● **Your instructions**: Copy the lines holding the word "React", all of them.

● **Records for the exercise**:
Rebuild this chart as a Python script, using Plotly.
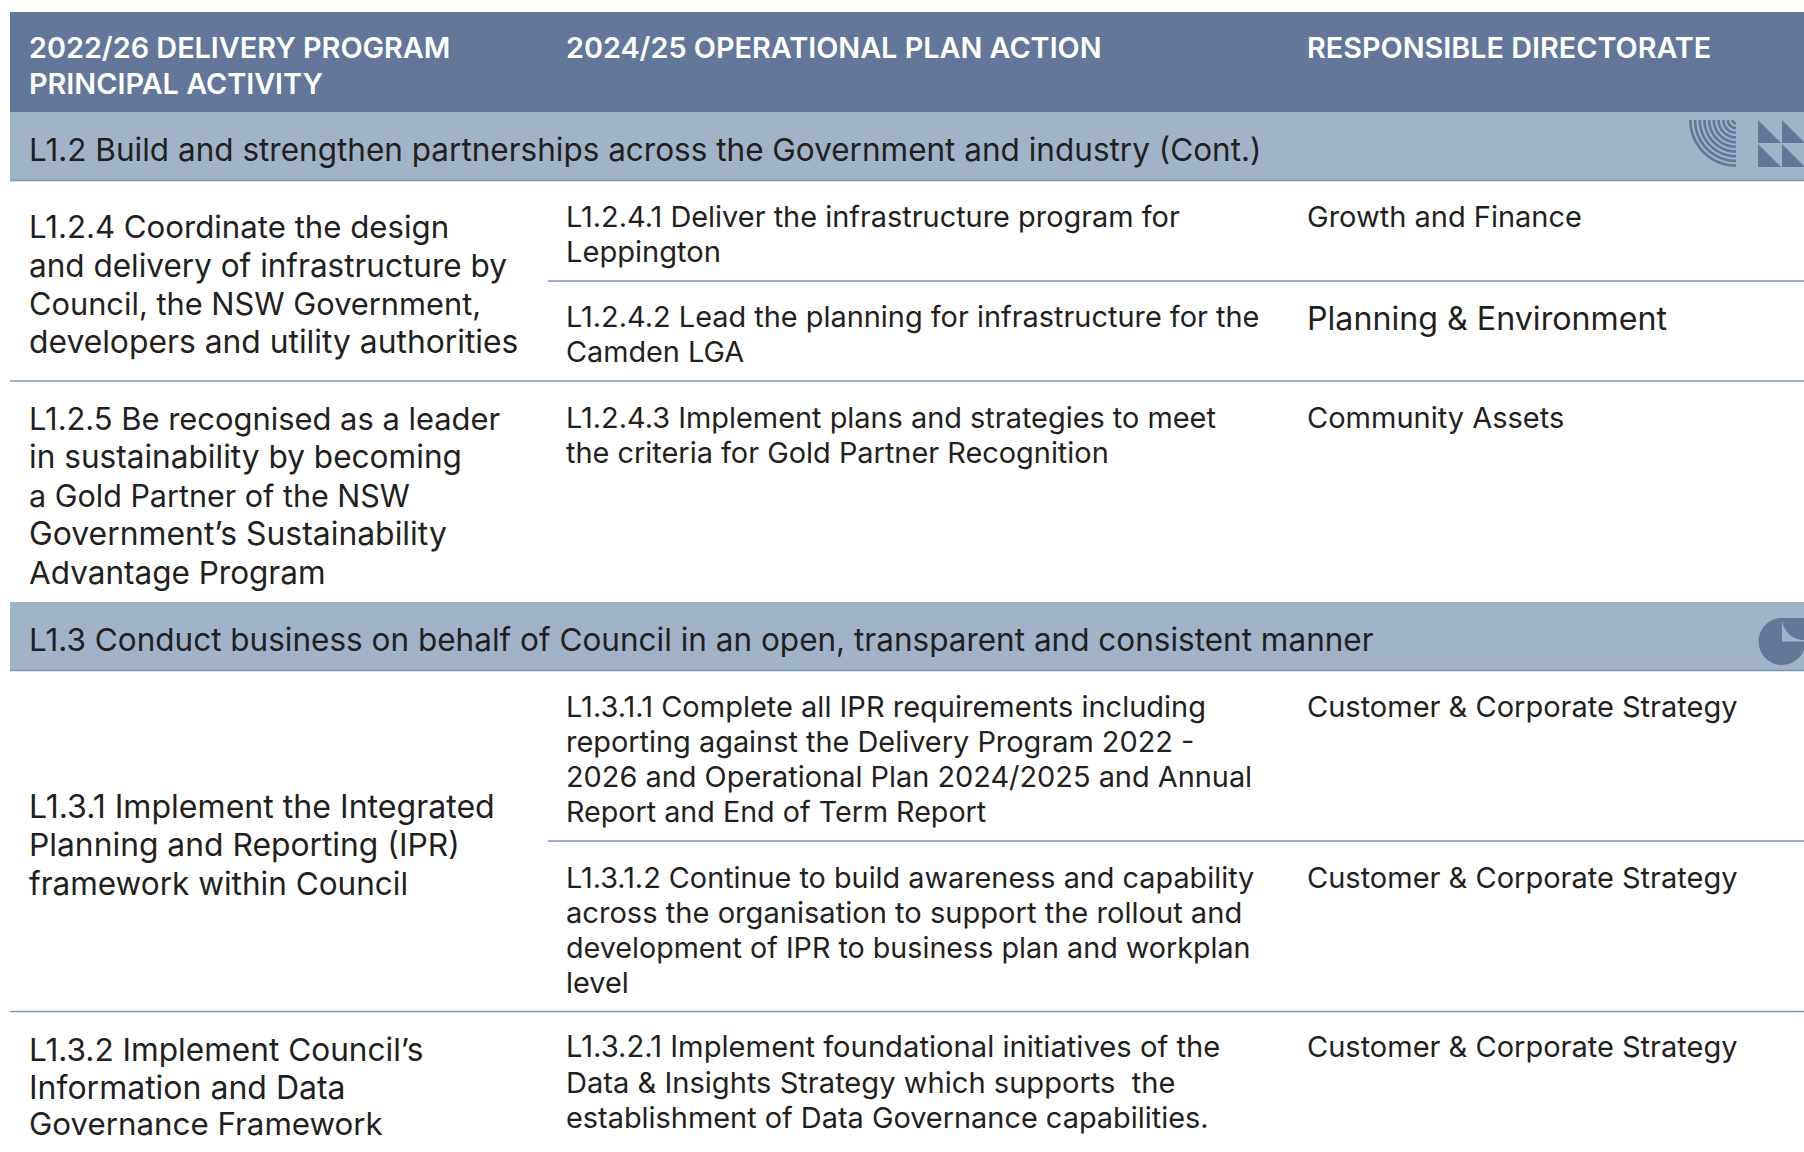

--

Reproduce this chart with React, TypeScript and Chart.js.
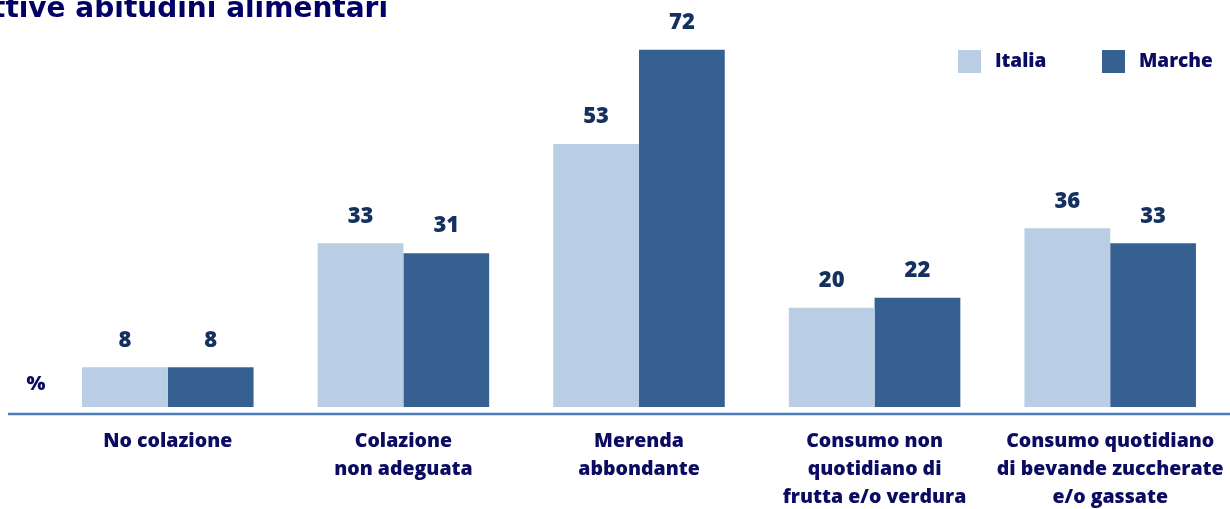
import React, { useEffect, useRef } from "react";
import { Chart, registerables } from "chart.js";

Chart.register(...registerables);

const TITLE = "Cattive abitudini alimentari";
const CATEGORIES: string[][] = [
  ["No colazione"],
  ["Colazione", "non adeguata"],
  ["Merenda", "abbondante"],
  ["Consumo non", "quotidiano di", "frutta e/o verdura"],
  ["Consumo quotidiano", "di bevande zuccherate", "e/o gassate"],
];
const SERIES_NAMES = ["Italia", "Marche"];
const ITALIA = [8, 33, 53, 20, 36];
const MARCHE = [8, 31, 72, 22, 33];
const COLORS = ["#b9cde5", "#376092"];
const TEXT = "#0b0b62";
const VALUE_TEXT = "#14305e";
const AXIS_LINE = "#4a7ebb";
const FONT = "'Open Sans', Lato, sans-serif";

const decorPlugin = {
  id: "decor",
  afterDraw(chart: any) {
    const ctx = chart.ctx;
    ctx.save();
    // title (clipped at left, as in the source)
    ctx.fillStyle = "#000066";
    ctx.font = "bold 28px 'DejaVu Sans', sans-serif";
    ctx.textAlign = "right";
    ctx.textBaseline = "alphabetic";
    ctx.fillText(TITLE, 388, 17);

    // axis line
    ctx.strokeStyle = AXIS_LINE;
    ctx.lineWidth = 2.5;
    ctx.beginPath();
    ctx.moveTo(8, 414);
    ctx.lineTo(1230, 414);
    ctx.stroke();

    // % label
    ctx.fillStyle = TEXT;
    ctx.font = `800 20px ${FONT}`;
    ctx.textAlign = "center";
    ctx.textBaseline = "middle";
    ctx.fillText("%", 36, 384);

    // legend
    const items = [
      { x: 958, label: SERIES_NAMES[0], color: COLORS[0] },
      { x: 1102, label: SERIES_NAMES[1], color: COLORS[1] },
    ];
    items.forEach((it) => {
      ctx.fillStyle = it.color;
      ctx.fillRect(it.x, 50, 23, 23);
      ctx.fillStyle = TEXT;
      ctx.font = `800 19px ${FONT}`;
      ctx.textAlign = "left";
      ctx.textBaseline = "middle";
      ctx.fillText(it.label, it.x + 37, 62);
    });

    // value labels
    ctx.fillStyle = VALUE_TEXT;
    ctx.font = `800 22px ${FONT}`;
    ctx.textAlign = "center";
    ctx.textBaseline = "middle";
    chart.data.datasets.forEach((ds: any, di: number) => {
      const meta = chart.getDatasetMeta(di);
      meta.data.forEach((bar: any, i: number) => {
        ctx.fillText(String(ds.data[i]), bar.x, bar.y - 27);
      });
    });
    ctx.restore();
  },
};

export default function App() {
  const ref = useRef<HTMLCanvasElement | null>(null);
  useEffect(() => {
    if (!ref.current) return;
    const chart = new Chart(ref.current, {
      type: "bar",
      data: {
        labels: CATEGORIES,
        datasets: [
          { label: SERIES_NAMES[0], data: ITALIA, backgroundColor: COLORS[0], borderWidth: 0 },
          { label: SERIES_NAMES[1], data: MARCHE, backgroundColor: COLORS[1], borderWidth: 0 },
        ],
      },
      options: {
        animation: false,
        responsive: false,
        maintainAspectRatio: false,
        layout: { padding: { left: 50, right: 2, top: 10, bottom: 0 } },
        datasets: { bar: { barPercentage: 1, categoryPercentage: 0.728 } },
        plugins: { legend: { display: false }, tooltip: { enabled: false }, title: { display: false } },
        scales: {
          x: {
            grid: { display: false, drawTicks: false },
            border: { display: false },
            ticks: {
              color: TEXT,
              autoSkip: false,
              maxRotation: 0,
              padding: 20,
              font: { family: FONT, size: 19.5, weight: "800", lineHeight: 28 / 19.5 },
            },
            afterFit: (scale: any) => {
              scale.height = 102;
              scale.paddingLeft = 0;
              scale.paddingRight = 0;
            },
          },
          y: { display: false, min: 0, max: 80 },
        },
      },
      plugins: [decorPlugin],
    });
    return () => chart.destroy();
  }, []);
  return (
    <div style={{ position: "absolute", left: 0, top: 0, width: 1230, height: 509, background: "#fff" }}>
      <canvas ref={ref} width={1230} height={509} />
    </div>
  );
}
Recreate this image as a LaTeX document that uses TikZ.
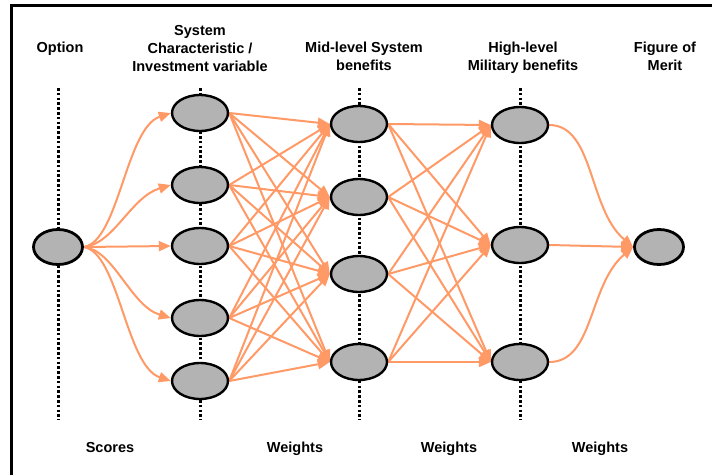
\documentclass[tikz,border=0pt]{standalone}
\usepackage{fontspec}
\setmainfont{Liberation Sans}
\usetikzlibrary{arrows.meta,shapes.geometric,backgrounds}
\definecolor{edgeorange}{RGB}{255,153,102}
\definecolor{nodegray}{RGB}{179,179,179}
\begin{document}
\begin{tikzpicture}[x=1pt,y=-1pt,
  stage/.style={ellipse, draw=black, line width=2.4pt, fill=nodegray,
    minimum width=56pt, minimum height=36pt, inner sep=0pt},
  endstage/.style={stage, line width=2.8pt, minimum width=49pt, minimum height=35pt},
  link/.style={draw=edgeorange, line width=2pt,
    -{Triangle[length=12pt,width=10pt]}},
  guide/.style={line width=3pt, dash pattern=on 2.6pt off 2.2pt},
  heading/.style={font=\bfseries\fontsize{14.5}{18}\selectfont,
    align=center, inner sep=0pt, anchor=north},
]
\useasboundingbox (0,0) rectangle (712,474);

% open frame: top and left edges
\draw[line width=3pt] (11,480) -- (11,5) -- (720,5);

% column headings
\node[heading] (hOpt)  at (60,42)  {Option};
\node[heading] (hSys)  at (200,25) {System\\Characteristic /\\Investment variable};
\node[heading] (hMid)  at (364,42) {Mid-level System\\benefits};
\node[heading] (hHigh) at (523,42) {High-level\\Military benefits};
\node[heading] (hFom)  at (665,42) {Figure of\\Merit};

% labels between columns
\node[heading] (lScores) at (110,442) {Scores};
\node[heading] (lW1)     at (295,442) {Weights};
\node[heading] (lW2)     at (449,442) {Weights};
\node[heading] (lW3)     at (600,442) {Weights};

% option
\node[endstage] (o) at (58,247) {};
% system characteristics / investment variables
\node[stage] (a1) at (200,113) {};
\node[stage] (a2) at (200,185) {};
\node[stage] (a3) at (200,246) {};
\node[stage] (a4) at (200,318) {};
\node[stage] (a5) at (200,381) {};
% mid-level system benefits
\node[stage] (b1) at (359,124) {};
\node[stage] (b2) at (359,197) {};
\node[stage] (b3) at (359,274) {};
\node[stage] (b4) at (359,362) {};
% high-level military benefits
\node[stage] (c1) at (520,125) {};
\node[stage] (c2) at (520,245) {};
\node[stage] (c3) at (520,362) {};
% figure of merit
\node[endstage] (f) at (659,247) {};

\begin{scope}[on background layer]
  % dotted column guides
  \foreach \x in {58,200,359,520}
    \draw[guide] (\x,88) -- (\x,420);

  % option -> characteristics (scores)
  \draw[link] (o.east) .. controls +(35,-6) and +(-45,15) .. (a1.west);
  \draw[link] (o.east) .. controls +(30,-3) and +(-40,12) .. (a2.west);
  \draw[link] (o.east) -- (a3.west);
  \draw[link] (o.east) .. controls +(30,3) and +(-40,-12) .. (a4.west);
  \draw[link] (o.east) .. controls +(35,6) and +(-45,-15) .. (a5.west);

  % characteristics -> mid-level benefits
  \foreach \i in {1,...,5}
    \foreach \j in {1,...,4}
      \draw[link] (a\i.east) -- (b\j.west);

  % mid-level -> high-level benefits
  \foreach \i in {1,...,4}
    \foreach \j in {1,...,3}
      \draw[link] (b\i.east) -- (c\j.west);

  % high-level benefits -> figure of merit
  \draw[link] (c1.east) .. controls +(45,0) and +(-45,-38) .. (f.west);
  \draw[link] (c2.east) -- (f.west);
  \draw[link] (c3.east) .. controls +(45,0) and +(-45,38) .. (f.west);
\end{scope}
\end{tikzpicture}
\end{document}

--

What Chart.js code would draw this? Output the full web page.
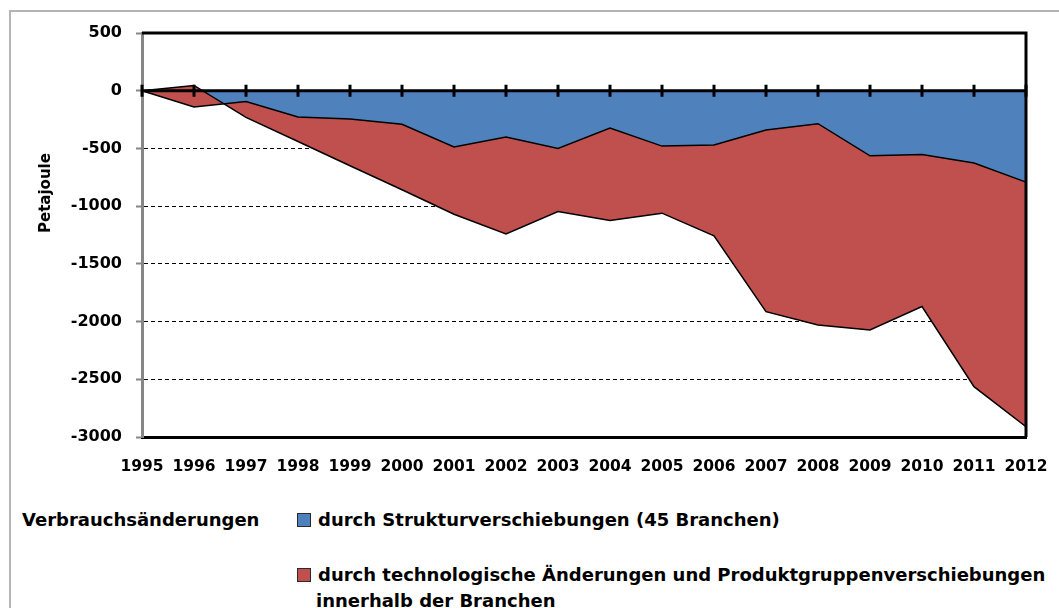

● **Solution to this problem**:
Reproduce this chart with React, TypeScript and Chart.js.
import React, { useEffect, useRef } from "react";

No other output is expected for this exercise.